Liv was in her early 30’s and pregnant when she left her marriage. With a toddler and an infant, adjusting to living alone and co-parenting with a difficult ex, dating was important to her sanity. Liv however did not expect to find love again or to get married again but she did. Here’s Liv:
For me, the fact that I was able to open my heart again has been amazing because when I divorced I truly thought that I was never, ever, ever, going to put myself in that type of situation again.
That is what I felt marriage was like. I had seen my parents’ relationship fail and I had seen the mask that was my ex-husband’s relationship. I really thought that marriage was just a mask and that nobody could really figure it out. I was better off single.
Then I started dating my now-husband. He was actually my boss at the time. It was probably kind of risky because we were still working in the same area and my mother worked there. I was making stupid relationship choices at that point but this one worked out for me. It really did.
He understood how hurt I was and what was going on with me. He gave me the room to grow to loving him and when he did eventually bring up the idea of marriage, I was really surprised at myself that I was not adverse to it. I was excited that I had a relationship with a guy that was not an mess. We’re very simpatico.
They changed our reporting relationship at work and although he’s not my boss we work very closely together and we work very well together.
When I was ready for him to meet my kids we met at a neutral location. At the time, he had two dogs and we met near a lake near us. I just introduced him as somebody that was a friend of mine that had some dogs and that I thought they would like to meet him. We took the kids and the dogs for a walk and they had a great time. It was no pressure.
Then slowly we built it up. A few times we met for dinner. He came over for dinner. He had a house that’s about four hours from where we live now at that point and we went out and spent the weekend at his house. It was just a slow gradual kind of introduction.
Then I had a very bad car accident and while I recovering from my injuries I think he was pretty much over at my house every day. So the kids were used to him. My daughter’s got him wrapped around her finger. My son is a little more stand-offish. I think because he feels a loyalty to his dad and I know that his dad kind of enforces that. But they’ve got a very good relationship.
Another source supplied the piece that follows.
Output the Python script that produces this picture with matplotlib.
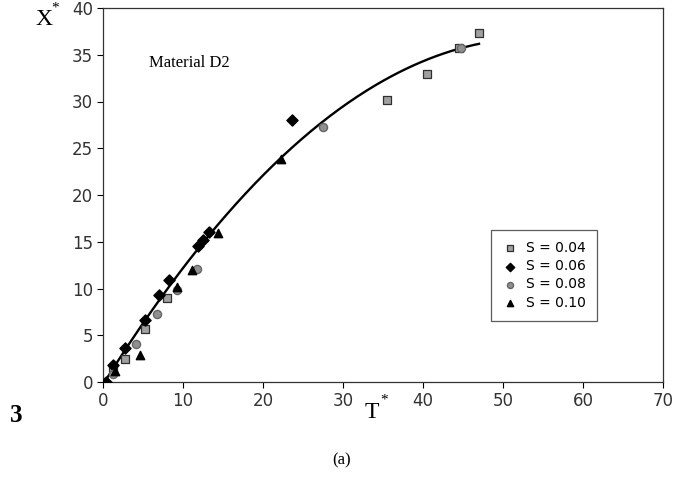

It’s really good that I’ve moved on and I’ve gotten married and I have a new child who’s just the apple of my eye and the apple of my husband’s eye. He doesn’t have any other children. He’s taken in mine and at fifty, I think that’s a significant thing for him too because I don’t think that he had planned on having children. He’s a great father and a fantastic husband and just a wonderful man. And I’m very happy right now in spite of all the issues that I have to deal with, with my ex-husband to this day.
Follow Liv’s blog at Live By Surprise.
The Divorce Coach Says
It’s helpful to realize that being in an intimate relationship is, for most of us an integral part of our being. While being a romantic partner may be just one of many hats we wear, it can be more fundamental to our core than the others.
When you choose not to date, you’re choosing to close off that part of your being. That’s OK when it’s a conscious choice such as when there’s simply little free time or you know you’re not emotionally ready.
When it’s not a conscious choice then it could be a sign that you’re avoiding some personal work such as building your confidence and self-esteem. Sometimes the resistance is from just not knowing the mechanics of modern dating and frankly, that’s an easy problem to solve. There are dating coaches who can support you through this.
When you start to see other couples and feel envious of their intimate relationship, it’s a sign you’re graving intimacy. I will admit to wishing for a way to fast forward through the dating process to a committed relationship but have to tell you that I haven’t found one yet. Your soul mate isn’t likely to magically appear one day at your desk or your front door. So if you want that relationship, you’re going to have to go through the dating process and the first key to making that fun is believing in yourself. You are a catch!